Craig Dove

Personal information
- Date of birth: 6 August 1983 (age 42)
- Place of birth: Hartlepool, England
- Position(s): Midfielder

Team information
- Current team: Alsager Town

Senior career*
- Years: Team / Apps / (Gls)
- 2002–2004: Middlesbrough / 0 / (0)
- 2003: → York City (loan) / 1 / (0)
- 2004–2005: Rushden & Diamonds / 36 / (6)
- 2005–2006: Chester City / 5 / (0)
- 2006: → Forest Green Rovers (loan) / 5 / (0)
- 2006–2007: Buxton / 8 / (1)
- 2008–2014: Kidsgrove Athletic
- 2014–: Alsager Town

= Craig Dove =

English footballer

Craig Dove (born 6 August 1983) is an English footballer who plays for Alsager Town.

==Career==
Starting his career with Middlesbrough, Dove joined York City on a months loan in October 2003. followed by a season at Rushden & Diamonds.

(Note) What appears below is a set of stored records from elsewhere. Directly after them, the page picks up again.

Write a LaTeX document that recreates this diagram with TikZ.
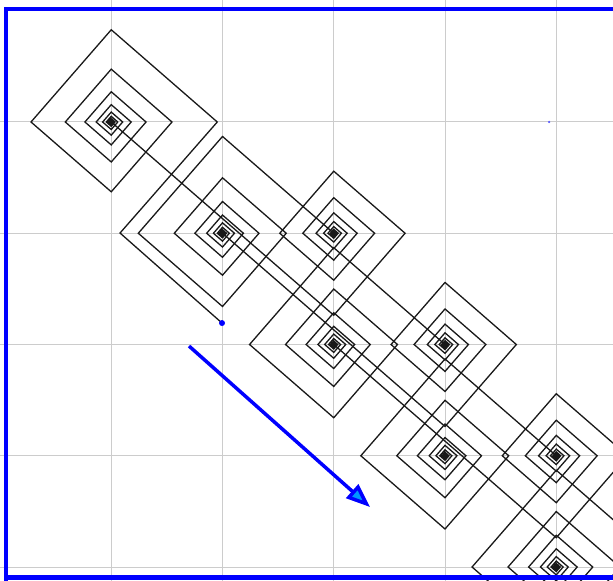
\documentclass[tikz,border=0pt]{standalone}
\usetikzlibrary{arrows.meta}
\definecolor{FrameBlue}{RGB}{0,0,255}
\definecolor{DotBlue}{RGB}{90,90,255}
\definecolor{GridGray}{RGB}{204,204,204}
\definecolor{HeadFill}{RGB}{0,150,255}
\tikzset{
  gridline/.style={draw=GridGray,line width=1bp},
  spiral/.style={draw=black!90,line width=1.3bp,line join=miter},
  frameline/.style={draw=FrameBlue,line width=4.5bp},
  vecarrow/.style={draw=FrameBlue,line width=3.5bp,
    -{Triangle[length=24bp,width=18bp,fill=HeadFill]}},
  startdot/.style={circle,fill=FrameBlue,inner sep=0pt,minimum size=6bp},
  smalldot/.style={circle,fill=DotBlue,inner sep=0pt,minimum size=2.5bp}
}
\begin{document}
\begin{tikzpicture}[x=111.25bp,y=-111.25bp]
  \useasboundingbox (0,-0.0966) rectangle (5.510,5.117);
  \clip (0,-0.0966) rectangle (5.510,5.117);
  \fill[white] (0,-0.0966) rectangle (5.510,5.117);

  % grid
  \foreach \i in {1,...,5} {
    \draw[gridline] (\i,-0.1) -- (\i,5.2);
    \draw[gridline] (0,\i) -- (5.6,\i);
  }

  % centres
  \coordinate (c1) at (1,1);
  \coordinate (c2) at (2,2);
  \coordinate (c3) at (3,2);
  \coordinate (c4) at (3,3);
  \coordinate (c5) at (4,3);
  \coordinate (c6) at (4,4);
  \coordinate (c7) at (5,4);
  \coordinate (c8) at (5,5);
  \coordinate (p0) at (1.9955,2.807);
  \coordinate (p1) at (1.079,1.998);
  \coordinate (q0) at (4.935,1.0);
  \coordinate (vs) at (1.699,3.014);
  \coordinate (ve) at (3.326,4.461);

  % first spiral, with its lead-in
  \draw[spiral] (p0) -- (p1) -- plot[domain=0:38,samples=39,variable=\j]
    ({1+0.953*0.87^\j*cos(90*\j)},{1-0.953*0.87^\j*sin(90*\j)});

  % spirals on the diagonal, starting at the right-hand neighbour
  \foreach \cx/\cy in {2/2,3/3,4/4,5/5}
    \draw[spiral] plot[domain=0:40,samples=41,variable=\j]
      ({\cx+0.87^\j*cos(90*\j)},{\cy-0.87^\j*sin(90*\j)});

  % spirals off the diagonal, led in from two columns back
  \foreach \cx/\cy in {3/2,4/3,5/4}
    \draw[spiral] (\cx-2,\cy-1) -- plot[domain=0:38,samples=39,variable=\j]
      ({\cx+0.737*0.87^\j*cos(270+90*\j)},{\cy-0.737*0.87^\j*sin(270+90*\j)});

  % dots and vector
  \node[startdot] (d0) at (p0) {};
  \node[smalldot] (d1) at (q0) {};
  \draw[vecarrow] (vs) -- (ve);

  % frame
  \draw[frameline] (0.054,5.6) -- (0.054,-0.0175) -- (5.7,-0.0175);
  \draw[frameline] (0.054,5.094) -- (5.7,5.094);
\end{tikzpicture}
\end{document}
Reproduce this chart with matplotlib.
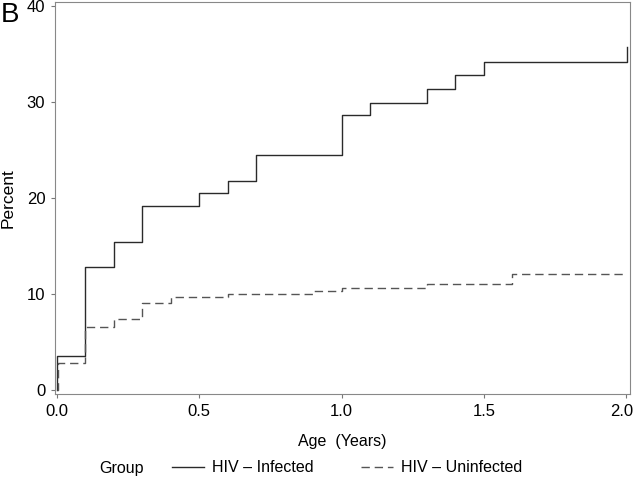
import matplotlib
matplotlib.use("Agg")
import matplotlib.pyplot as plt
import matplotlib.transforms as mtransforms
from matplotlib.lines import Line2D

plt.rcParams['font.family'] = ['Liberation Sans', 'DejaVu Sans']

# Data (cumulative percent by age in years)
age_infected = [0.0, 0.0, 0.1, 0.2, 0.3, 0.5, 0.6, 0.7, 1.0, 1.1, 1.3, 1.4, 1.5, 2.005]
pct_infected = [0.0, 3.5, 12.8, 15.4, 19.2, 20.5, 21.8, 24.5, 28.6, 29.9, 31.3, 32.8, 34.2, 35.7]

age_uninfected = [0.0, 0.005, 0.1, 0.2, 0.3, 0.4, 0.6, 0.9, 1.0, 1.3, 1.6, 2.0]
pct_uninfected = [0.0, 2.8, 6.6, 7.4, 9.1, 9.7, 10.0, 10.3, 10.6, 11.0, 12.05, 12.05]

x_ticks = [0.0, 0.5, 1.0, 1.5, 2.0]
y_ticks = [0, 10, 20, 30, 40]
labels = ["HIV \u2013 Infected", "HIV \u2013 Uninfected"]

fig = plt.figure(figsize=(6.34, 4.8), dpi=100)
ax = fig.add_axes([55/634, 1-394/480, (630-55)/634, (394-2)/480])

ax.step(age_infected, pct_infected, where='post', color='#2a2a2a', lw=1.0,
        linestyle='-')
ax.step(age_uninfected, pct_uninfected, where='post', color='#555555', lw=1.0,
        linestyle=(0, (6, 3.5)))

ax.set_xlim(-0.007, 2.014)
ax.set_ylim(-0.42, 40.4)
ax.set_xticks(x_ticks)
ax.set_xticklabels([f"{v:.1f}" for v in x_ticks])
ax.set_yticks(y_ticks)
ax.tick_params(axis='both', direction='out', length=3, width=0.8, color='#777777',
               labelsize=12, labelcolor='black', pad=4)
for s in ax.spines.values():
    s.set_color('#888888')
    s.set_linewidth(0.8)

# nudge last x tick label so it stays inside the figure
last = ax.get_xticklabels()[-1]
last.set_transform(last.get_transform() +
                   mtransforms.ScaledTranslation(-4/100, 0, fig.dpi_scale_trans))

ax.set_xlabel("Age  (Years)", fontsize=11.5, labelpad=11)
ax.set_ylabel("Percent", fontsize=12.5, labelpad=8)

fig.text(1/634, 1-15/480, "B", fontsize=20, va='center', ha='left')

fig.text(99/634, 1-468/480, "Group", fontsize=11.5, va='center', ha='left')
handles = [Line2D([], [], color='#2a2a2a', lw=1.0, linestyle='-'),
           Line2D([], [], color='#555555', lw=1.0, linestyle=(0, (6, 3.5)))]
fig.legend(handles, labels, loc='center left', bbox_to_anchor=(172/634, 1-468/480),
           ncol=2, frameon=False, fontsize=11.5, handlelength=2.0,
           handletextpad=0.5, columnspacing=3.0, borderpad=0, borderaxespad=0)

fig.savefig("out.png", dpi=100)
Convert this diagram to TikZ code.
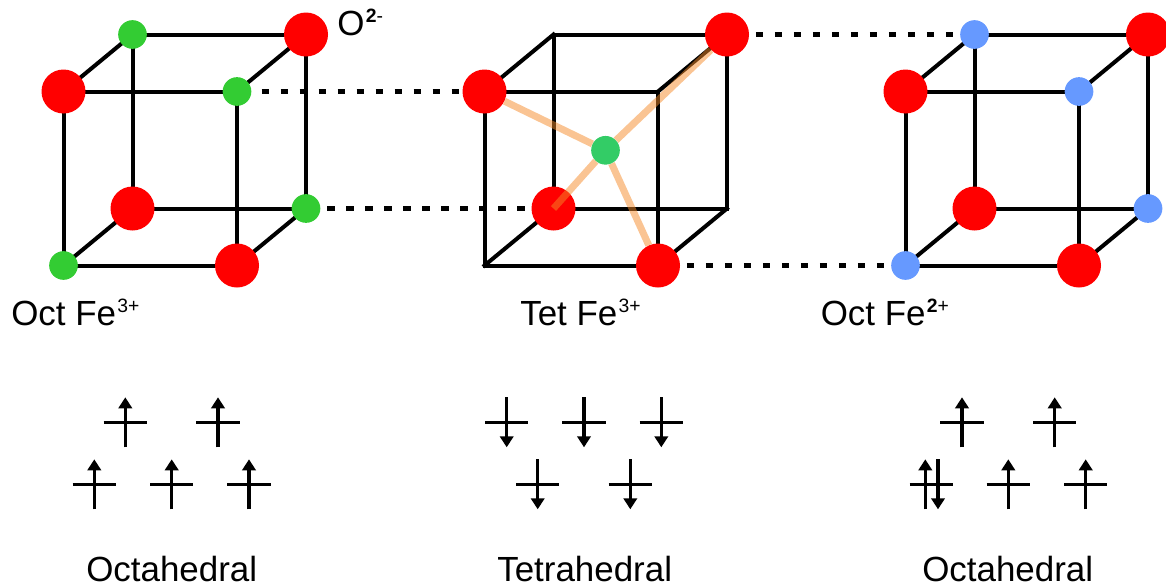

He then signed for Chester City and during his time with Chester was loaned out to Forest Green Rovers. He was freed by Chester the following summer, playing 8 games for Buxton the following season but left after failing to hold down a regular place.

In July 2008, Dove joined Northern Premier league side Kidsgrove Athletic. He left Kidsgrove in January 2014 to become assistant manager at Alsager Town.